In conformance with its practice in previous years, the court held a special oral argument session at the University of California Hastings College of the Law on September 7, 2011. For several years, as part of its outreach and education efforts, the court annually has heard oral argument at a location other than its courtrooms in San Francisco, Los Angeles, and Sacramento, and engaged local high school students and the public.
The court heard and/or issued opinions in two cases of statewide importance on an expedited basis during the court year. The first involved challenges to the termination of redevelopment agencies. (California Redevelopment Association v. Matosantos (2011) 53 Cal.4th 231.) The second involved redistricting following the implementation of an initiative measure giving that responsibility to a Citizen’s Commission. (Vandermost v. Bowen (2012) 53 Cal.4th 421.)

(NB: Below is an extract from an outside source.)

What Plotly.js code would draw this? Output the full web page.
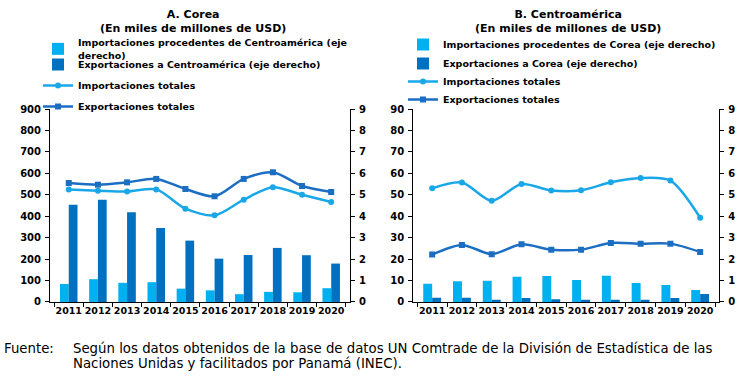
<!DOCTYPE html>
<html>
<head>
<meta charset="utf-8">
<script src="https://cdn.plot.ly/plotly-3.0.1.min.js"></script>
<style>html,body{margin:0;padding:0;background:#fff;}#chart{width:743px;height:376px;}</style>
</head>
<body>
<div id="chart"></div>
<script>
// ---- Data ----
var years = ['2011','2012','2013','2014','2015','2016','2017','2018','2019','2020'];

// A. Corea (miles de millones de USD)
var coreaImpTot = [524, 519, 515, 525, 435, 404, 477, 535, 500, 466];
var coreaExpTot = [555, 547, 558, 574, 527, 493, 574, 605, 541, 513];
var coreaImpDesdeCA = [0.84, 1.06, 0.89, 0.92, 0.62, 0.54, 0.36, 0.47, 0.45, 0.64];
var coreaExpACA = [4.54, 4.77, 4.18, 3.45, 2.86, 2.02, 2.19, 2.52, 2.18, 1.79];

// B. Centroamérica (miles de millones de USD)
var caImpTot = [53.0, 55.7, 47.2, 55.0, 52.0, 52.1, 55.8, 57.8, 56.6, 39.3];
var caExpTot = [22.1, 26.6, 22.3, 26.9, 24.4, 24.4, 27.5, 27.2, 27.2, 23.3];
var caImpDesdeCorea = [0.85, 0.97, 0.99, 1.18, 1.21, 1.02, 1.22, 0.88, 0.79, 0.56];
var caExpACorea = [0.20, 0.20, 0.10, 0.18, 0.12, 0.10, 0.10, 0.10, 0.18, 0.37];

var leftTicks = [0,100,200,300,400,500,600,700,800,900];
var rightTicks = [0,1,2,3,4,5,6,7,8,9];
var leftTicksB = [0,10,20,30,40,50,60,70,80,90];

// ---- Styles ----
var LIGHT = '#00B0F0', DARK = '#0070C0';
var LLINE = '#1AA7E8', DLINE = '#1B6EC2';
var FONT = 'DejaVu Sans, Verdana, sans-serif';
var yTickFont = {family: FONT, size: 10, color: '#000', weight: 'bold'};
var xTickFont = {family: FONT, size: 9.5, color: '#000', weight: 'bold'};

var traces = [
  {type:'bar', x:years, y:coreaImpDesdeCA, xaxis:'x', yaxis:'y', marker:{color:LIGHT},
   name:'<b>Importaciones procedentes de Centroamérica (eje<br>derecho)</b>', legend:'legend'},
  {type:'bar', x:years, y:coreaExpACA, xaxis:'x', yaxis:'y', marker:{color:DARK},
   name:'<b>Exportaciones a Centroamérica (eje derecho)</b>', legend:'legend3'},
  {type:'scatter', mode:'lines+markers', x:years, y:coreaImpTot, xaxis:'x', yaxis:'y2',
   line:{color:LLINE, width:2.5, shape:'spline', smoothing:0.8}, marker:{symbol:'circle', size:6, color:LLINE},
   name:'<b>Importaciones totales</b>', legend:'legend4'},
  {type:'scatter', mode:'lines+markers', x:years, y:coreaExpTot, xaxis:'x', yaxis:'y2',
   line:{color:DLINE, width:2.5, shape:'spline', smoothing:0.8}, marker:{symbol:'square', size:6, color:DLINE},
   name:'<b>Exportaciones totales</b>', legend:'legend5'},

  {type:'bar', x:years, y:caImpDesdeCorea, xaxis:'x2', yaxis:'y3', marker:{color:LIGHT},
   name:'<b>Importaciones procedentes de Corea (eje derecho)</b>', legend:'legend2'},
  {type:'bar', x:years, y:caExpACorea, xaxis:'x2', yaxis:'y3', marker:{color:DARK},
   name:'<b>Exportaciones a Corea (eje derecho)</b>', legend:'legend6'},
  {type:'scatter', mode:'lines+markers', x:years, y:caImpTot, xaxis:'x2', yaxis:'y4',
   line:{color:LLINE, width:2.5, shape:'spline', smoothing:0.8}, marker:{symbol:'circle', size:6, color:LLINE},
   name:'<b>Importaciones totales</b>', legend:'legend7'},
  {type:'scatter', mode:'lines+markers', x:years, y:caExpTot, xaxis:'x2', yaxis:'y4',
   line:{color:DLINE, width:2.5, shape:'spline', smoothing:0.8}, marker:{symbol:'square', size:6, color:DLINE},
   name:'<b>Exportaciones totales</b>', legend:'legend8'}
];

function xAx(domain, anchor){
  return {domain:domain, anchor:anchor, type:'category', showline:true, linecolor:'#000', linewidth:1,
    ticks:'outside', ticklen:4, tickcolor:'#000', tickson:'boundaries', showgrid:false, zeroline:false,
    tickfont:xTickFont, tickangle:0, fixedrange:true};
}
function yAx(anchor, range, vals, side, overlay){
  var a = {domain:[0.197,0.71], anchor:anchor, range:range, tickvals:vals, ticktext:vals.map(String), side:side,
    showline:true, linecolor:'#000', linewidth:1, ticks:'outside', ticklen:4, tickcolor:'#000',
    showgrid:false, zeroline:false, tickfont:yTickFont, ticklabelstandoff:2, fixedrange:true};
  if (overlay) a.overlaying = overlay;
  return a;
}

var legendFont = {family: FONT, size: 9.5, color: '#000'};
function leg(xpx, toppx){
  return {x:xpx/743, y:1-toppx/376, xanchor:'left', yanchor:'top', font:legendFont,
    bgcolor:'rgba(0,0,0,0)', itemwidth:30};
}
var FOOT = {family:'DejaVu Sans, sans-serif', size:13.3, color:'#000'};
var layout = {
  width:743, height:376,
  margin:{l:0, r:0, t:0, b:0},
  paper_bgcolor:'#fff', plot_bgcolor:'rgba(0,0,0,0)',
  showlegend:true,
  barmode:'group', bargap:0.4, bargroupgap:0,
  xaxis: xAx([0.0673,0.471], 'y'),
  yaxis: yAx('x', [0,9], rightTicks, 'right'),
  yaxis2: yAx('x', [0,900], leftTicks, 'left', 'y'),
  xaxis2: xAx([0.556,0.968], 'y3'),
  yaxis3: yAx('x2', [0,9], rightTicks, 'right'),
  yaxis4: yAx('x2', [0,90], leftTicksB, 'left', 'y3'),
  legend: leg(38, 30),
  legend3: leg(38, 50),
  legend4: leg(38, 71),
  legend5: leg(38, 92),
  legend2: leg(403, 30),
  legend6: leg(403, 49),
  legend7: leg(403, 67),
  legend8: leg(403, 85),
  annotations:[
    {text:'<b>A. Corea</b><br><b>(En miles de millones de USD)</b>', xref:'paper', yref:'paper',
     x:0.26, y:0.984, xanchor:'center', yanchor:'top', showarrow:false, font:{family:FONT, size:11, color:'#000'}},
    {text:'<b>B. Centroamérica</b><br><b>(En miles de millones de USD)</b>', xref:'paper', yref:'paper',
     x:0.765, y:0.984, xanchor:'center', yanchor:'top', showarrow:false, font:{family:FONT, size:11, color:'#000'}},
    {text:'Fuente:', xref:'paper', yref:'paper', x:2/743, y:1-348/376, xanchor:'left', yanchor:'middle',
     showarrow:false, font:FOOT},
    {text:'Según los datos obtenidos de la base de datos UN Comtrade de la División de Estadística de las',
     xref:'paper', yref:'paper', x:71/743, y:1-348/376, xanchor:'left', yanchor:'middle', align:'left',
     showarrow:false, font:FOOT},
    {text:'Naciones Unidas y facilitados por Panamá (INEC).',
     xref:'paper', yref:'paper', x:71/743, y:1-363/376, xanchor:'left', yanchor:'middle', align:'left',
     showarrow:false, font:FOOT}
  ]
};

Plotly.newPlot('chart', traces, layout, {displayModeBar:false, staticPlot:true});
</script>
</body>
</html>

Beginning in 1996, the California Supreme Court has issued statistics utilizing a reporting period of September 1 through August 31. The court designated this period as the official court year for statistical purposes after determining that this period best corresponds with the flow of the court’s opinion production and facilitates consistency in monitoring the pace of the court’s work. Fiscal year figures are also separately developed and used for budgeting and other purposes.